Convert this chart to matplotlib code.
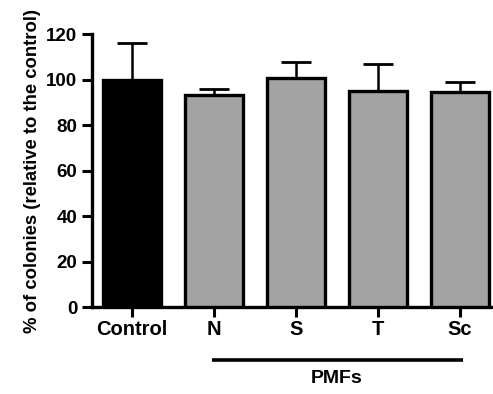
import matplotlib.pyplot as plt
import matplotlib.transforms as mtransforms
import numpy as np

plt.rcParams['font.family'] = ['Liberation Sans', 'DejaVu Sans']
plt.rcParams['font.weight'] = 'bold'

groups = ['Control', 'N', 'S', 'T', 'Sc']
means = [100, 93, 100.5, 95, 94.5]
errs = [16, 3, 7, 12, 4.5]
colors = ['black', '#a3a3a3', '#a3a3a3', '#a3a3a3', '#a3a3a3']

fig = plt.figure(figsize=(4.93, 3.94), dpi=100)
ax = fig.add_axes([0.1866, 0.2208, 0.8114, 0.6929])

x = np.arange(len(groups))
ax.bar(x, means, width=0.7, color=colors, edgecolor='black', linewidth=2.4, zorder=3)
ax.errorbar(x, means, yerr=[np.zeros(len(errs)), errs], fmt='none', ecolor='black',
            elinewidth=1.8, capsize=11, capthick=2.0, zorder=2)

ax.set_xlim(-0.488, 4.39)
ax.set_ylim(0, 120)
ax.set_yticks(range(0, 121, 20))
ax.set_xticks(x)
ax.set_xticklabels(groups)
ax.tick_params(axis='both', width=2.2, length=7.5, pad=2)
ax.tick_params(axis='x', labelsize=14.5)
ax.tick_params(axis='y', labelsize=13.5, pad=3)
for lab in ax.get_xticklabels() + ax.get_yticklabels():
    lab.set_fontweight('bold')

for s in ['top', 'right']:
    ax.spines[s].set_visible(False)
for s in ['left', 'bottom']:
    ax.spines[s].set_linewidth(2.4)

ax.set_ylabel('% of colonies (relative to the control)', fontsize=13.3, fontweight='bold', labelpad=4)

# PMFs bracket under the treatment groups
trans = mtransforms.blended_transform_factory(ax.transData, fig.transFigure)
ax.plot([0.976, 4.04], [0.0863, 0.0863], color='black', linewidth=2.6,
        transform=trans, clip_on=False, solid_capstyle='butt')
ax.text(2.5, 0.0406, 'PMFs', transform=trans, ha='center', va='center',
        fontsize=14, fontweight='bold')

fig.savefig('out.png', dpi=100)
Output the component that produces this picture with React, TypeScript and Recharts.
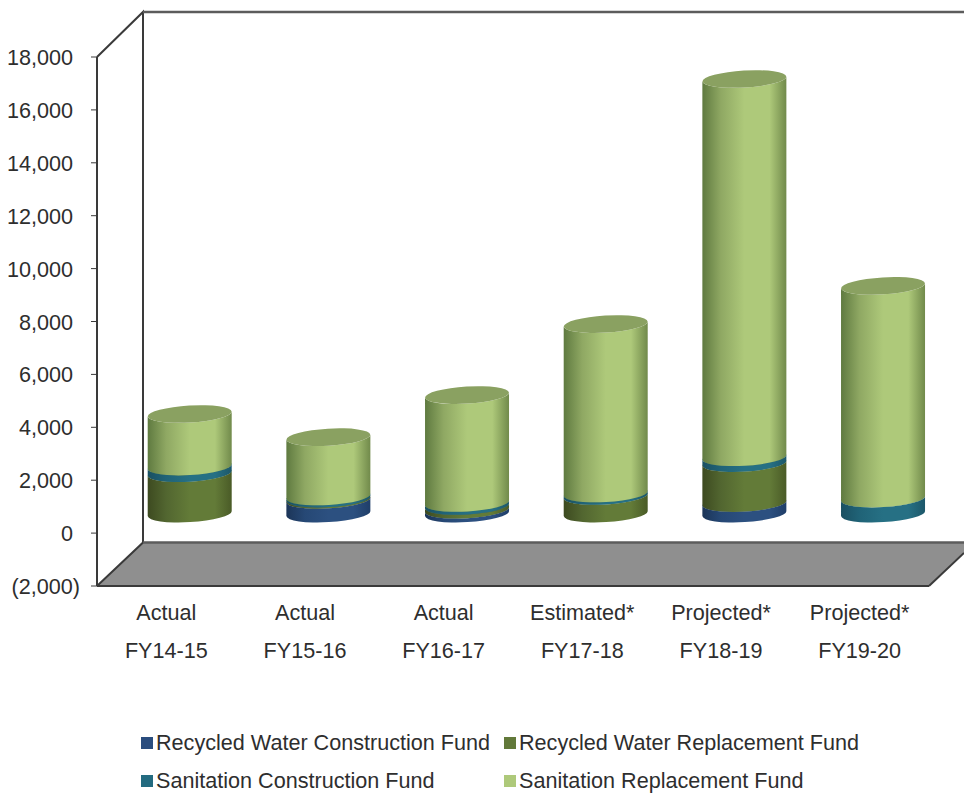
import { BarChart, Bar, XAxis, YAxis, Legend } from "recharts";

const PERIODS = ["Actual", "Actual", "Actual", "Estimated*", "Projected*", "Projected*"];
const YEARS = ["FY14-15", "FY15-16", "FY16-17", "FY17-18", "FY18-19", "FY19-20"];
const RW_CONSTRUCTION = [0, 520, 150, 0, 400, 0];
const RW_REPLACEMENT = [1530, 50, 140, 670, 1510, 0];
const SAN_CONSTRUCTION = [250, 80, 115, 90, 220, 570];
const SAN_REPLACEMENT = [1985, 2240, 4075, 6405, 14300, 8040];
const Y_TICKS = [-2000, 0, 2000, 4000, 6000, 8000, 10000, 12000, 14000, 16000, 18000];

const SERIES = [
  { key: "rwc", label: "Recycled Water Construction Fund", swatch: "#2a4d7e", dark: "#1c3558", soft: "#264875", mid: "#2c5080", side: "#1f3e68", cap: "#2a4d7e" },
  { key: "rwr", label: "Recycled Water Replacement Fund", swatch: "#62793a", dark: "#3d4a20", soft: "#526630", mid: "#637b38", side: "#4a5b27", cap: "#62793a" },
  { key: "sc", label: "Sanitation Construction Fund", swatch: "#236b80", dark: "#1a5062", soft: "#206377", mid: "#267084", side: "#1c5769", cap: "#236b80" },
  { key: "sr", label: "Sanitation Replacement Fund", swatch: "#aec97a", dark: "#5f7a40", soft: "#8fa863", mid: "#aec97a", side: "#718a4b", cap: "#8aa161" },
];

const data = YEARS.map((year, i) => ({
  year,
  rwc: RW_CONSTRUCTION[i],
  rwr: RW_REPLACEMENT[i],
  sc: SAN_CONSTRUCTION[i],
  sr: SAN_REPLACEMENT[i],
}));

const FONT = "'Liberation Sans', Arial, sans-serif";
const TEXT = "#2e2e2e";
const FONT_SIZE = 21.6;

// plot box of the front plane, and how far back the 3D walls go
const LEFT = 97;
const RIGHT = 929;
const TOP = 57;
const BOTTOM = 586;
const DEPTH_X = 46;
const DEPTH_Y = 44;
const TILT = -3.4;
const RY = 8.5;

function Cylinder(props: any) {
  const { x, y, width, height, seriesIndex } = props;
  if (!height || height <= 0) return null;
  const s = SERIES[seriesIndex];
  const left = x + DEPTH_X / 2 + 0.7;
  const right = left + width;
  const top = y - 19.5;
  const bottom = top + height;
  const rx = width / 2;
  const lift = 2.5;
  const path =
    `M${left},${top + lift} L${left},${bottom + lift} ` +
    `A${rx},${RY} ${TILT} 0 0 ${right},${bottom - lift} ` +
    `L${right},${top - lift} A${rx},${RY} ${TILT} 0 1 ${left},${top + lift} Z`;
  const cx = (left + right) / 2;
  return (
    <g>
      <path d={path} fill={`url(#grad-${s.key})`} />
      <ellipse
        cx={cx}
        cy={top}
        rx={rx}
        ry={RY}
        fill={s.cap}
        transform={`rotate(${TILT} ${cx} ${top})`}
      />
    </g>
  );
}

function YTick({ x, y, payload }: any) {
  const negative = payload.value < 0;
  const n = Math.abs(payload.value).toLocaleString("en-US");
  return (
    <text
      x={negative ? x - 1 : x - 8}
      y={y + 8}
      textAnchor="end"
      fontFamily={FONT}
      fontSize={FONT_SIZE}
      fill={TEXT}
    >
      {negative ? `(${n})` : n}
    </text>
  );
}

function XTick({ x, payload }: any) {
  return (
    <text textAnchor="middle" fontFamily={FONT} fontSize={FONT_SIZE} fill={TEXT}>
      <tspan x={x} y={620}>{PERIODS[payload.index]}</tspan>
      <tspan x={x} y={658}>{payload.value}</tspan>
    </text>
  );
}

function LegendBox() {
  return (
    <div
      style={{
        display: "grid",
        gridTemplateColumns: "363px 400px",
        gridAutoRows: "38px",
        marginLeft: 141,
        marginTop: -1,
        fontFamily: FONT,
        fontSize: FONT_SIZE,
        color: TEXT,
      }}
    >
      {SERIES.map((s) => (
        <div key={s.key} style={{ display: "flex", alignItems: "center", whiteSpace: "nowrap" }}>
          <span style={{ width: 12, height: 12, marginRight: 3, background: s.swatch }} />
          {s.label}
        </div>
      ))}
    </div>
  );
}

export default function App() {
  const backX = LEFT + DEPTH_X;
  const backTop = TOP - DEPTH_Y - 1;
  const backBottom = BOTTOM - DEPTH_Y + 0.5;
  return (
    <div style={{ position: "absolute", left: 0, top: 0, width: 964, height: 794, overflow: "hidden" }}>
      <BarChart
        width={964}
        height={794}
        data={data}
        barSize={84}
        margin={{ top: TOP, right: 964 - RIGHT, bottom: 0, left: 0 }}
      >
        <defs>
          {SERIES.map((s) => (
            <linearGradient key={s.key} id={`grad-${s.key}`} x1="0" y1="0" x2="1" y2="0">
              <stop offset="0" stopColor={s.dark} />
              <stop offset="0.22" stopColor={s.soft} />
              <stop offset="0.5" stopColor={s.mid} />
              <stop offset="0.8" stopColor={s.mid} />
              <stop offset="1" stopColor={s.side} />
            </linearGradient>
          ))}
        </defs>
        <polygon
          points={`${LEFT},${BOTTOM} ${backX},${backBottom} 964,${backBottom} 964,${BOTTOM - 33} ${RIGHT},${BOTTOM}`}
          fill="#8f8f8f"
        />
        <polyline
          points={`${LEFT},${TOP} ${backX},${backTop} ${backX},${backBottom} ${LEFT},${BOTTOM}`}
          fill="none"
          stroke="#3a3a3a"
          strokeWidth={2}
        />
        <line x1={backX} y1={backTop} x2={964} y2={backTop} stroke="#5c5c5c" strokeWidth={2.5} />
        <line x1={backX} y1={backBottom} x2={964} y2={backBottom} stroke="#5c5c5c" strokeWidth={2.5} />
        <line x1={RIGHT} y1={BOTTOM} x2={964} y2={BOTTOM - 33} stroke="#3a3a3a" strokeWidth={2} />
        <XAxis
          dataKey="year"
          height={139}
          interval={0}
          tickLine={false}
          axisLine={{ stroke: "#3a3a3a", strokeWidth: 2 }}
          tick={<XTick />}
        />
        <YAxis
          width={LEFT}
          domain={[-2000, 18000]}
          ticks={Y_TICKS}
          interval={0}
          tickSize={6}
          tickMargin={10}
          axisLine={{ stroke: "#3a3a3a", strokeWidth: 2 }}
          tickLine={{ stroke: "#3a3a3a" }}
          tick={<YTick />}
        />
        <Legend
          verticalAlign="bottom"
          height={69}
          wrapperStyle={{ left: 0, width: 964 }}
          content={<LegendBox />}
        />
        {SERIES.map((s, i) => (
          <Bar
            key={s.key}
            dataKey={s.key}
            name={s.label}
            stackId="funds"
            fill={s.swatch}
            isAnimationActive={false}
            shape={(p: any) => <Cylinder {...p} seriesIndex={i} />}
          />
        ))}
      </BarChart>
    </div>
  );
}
------------------------------------------------------------
Task description —
Keep to the lines between the line with "Output the component" and the line with "14000, 16000, 18000];", inclusive, and transcribe them without pictures.

Solution for this exercise —
Output the component that produces this picture with React, TypeScript and Recharts.
import { BarChart, Bar, XAxis, YAxis, Legend } from "recharts";

const PERIODS = ["Actual", "Actual", "Actual", "Estimated*", "Projected*", "Projected*"];
const YEARS = ["FY14-15", "FY15-16", "FY16-17", "FY17-18", "FY18-19", "FY19-20"];
const RW_CONSTRUCTION = [0, 520, 150, 0, 400, 0];
const RW_REPLACEMENT = [1530, 50, 140, 670, 1510, 0];
const SAN_CONSTRUCTION = [250, 80, 115, 90, 220, 570];
const SAN_REPLACEMENT = [1985, 2240, 4075, 6405, 14300, 8040];
const Y_TICKS = [-2000, 0, 2000, 4000, 6000, 8000, 10000, 12000, 14000, 16000, 18000];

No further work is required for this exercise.